In preparation for the race, I set my cross bike up with all. The. Gears. I used a 34/46 crank and an 11/36 cassette. My theory was that it couldn’t hurt to have a bailout gear or two. Or three.
Race day came, and brought with it perfect weather for a bike ride. This early in the season in North Georgia anything can happen, so all the racers were stoked to see a start-time temperature near 40 and a forecasted high of the day in the low 60s.
The pace was high from the gun and the first group was probably up the road pretty quickly. Having started in the back third of the pack, I never saw them. Not being an endurance racer, my focus was set on watching my heart rate and power output and making damn sure that I wasn’t going to blow up well before the finish. We rode for a few miles on pavement before the race quickly turned to dirt. The terrain started undulating immediately, but nothing serious and more confidence building than anything. At about the 11 mile marker we were treated to a 3 mile stretch of singletrack, which had a few punchy climbs but overall was a nice change of pace from the gravel.

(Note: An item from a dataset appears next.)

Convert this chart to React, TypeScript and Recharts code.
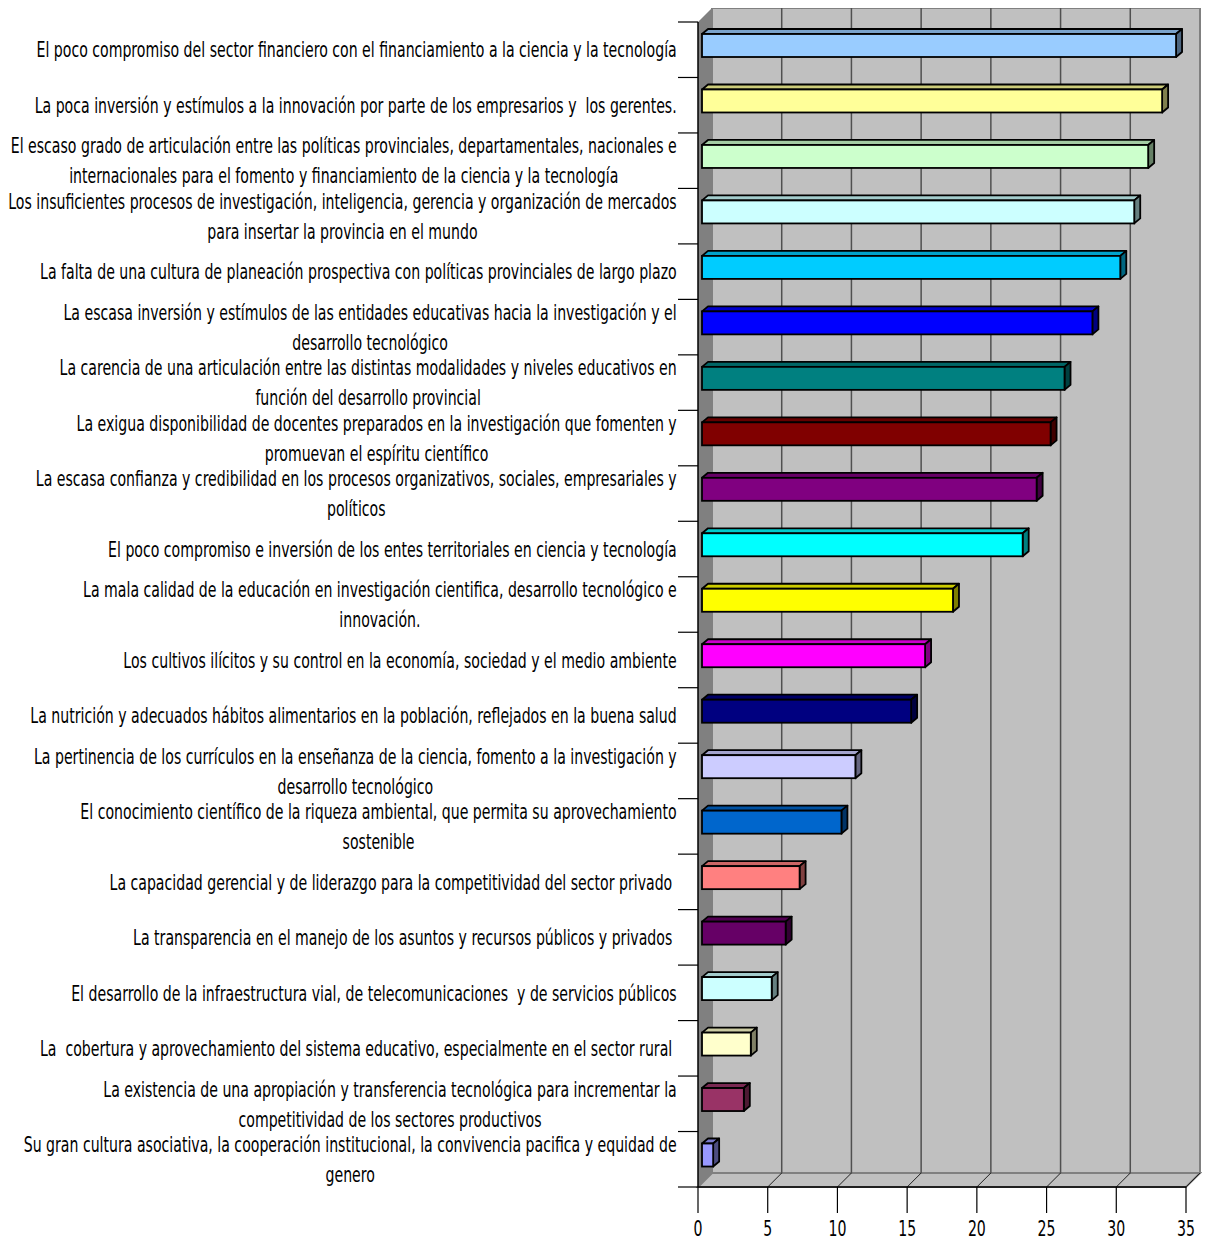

Immediately following the singletrack section was the first climb of the race, Winding Stair Gap. The “road” goes up for more than 3 miles with grades reaching well above 10%. This thing is no joke. All my gears came into play, and I was able to climb in relative comfort, passing many racers who were overgeared and relegated to standing and grinding it out. Unfortunately the descent following the climb didn’t offer much opportunity for rest. Every turn had washed out corners, making for interesting line choices in order to avoid a bone jarring chatter over washboard surfaces.
The second climb kind of sneaks up on you. The road is smooth (for gravel), and it winds through a beautiful piece of forest, along a nice little stream. It’s easy to get lost in the scenery, but eventually you realize you’ve been climbing for miles. Like almost 10 miles. Once it tops out though, you know that the rest of the race trends downward and there’s a burrito with your name on it down there somewhere. That “trending down,” though, is going to kick your ass. Every bit as washed out as the first descent, with the lovely addition of babyhead rocks EVERYWHERE. Everyone I spoke to after the race agreed this was the hardest part. After the descent was a short section of road, followed by a forced dismount to cross a stream, a quick, sharp hill, and a cyclocross barrier right at the base of the finishing straight. Because after 55 miles of racing, everyone wants to get off their bike and hop a freaking barrier!
All in all, Southern Cross was a great race. I finished in 4 hours, 21 minutes. Good enough for 17th in my age group and inside the top 50% overall, and I beat my personal goal of 4:30. And at the end of the day I can say I’ve dipped my toes into endurance racing, and the water is fine!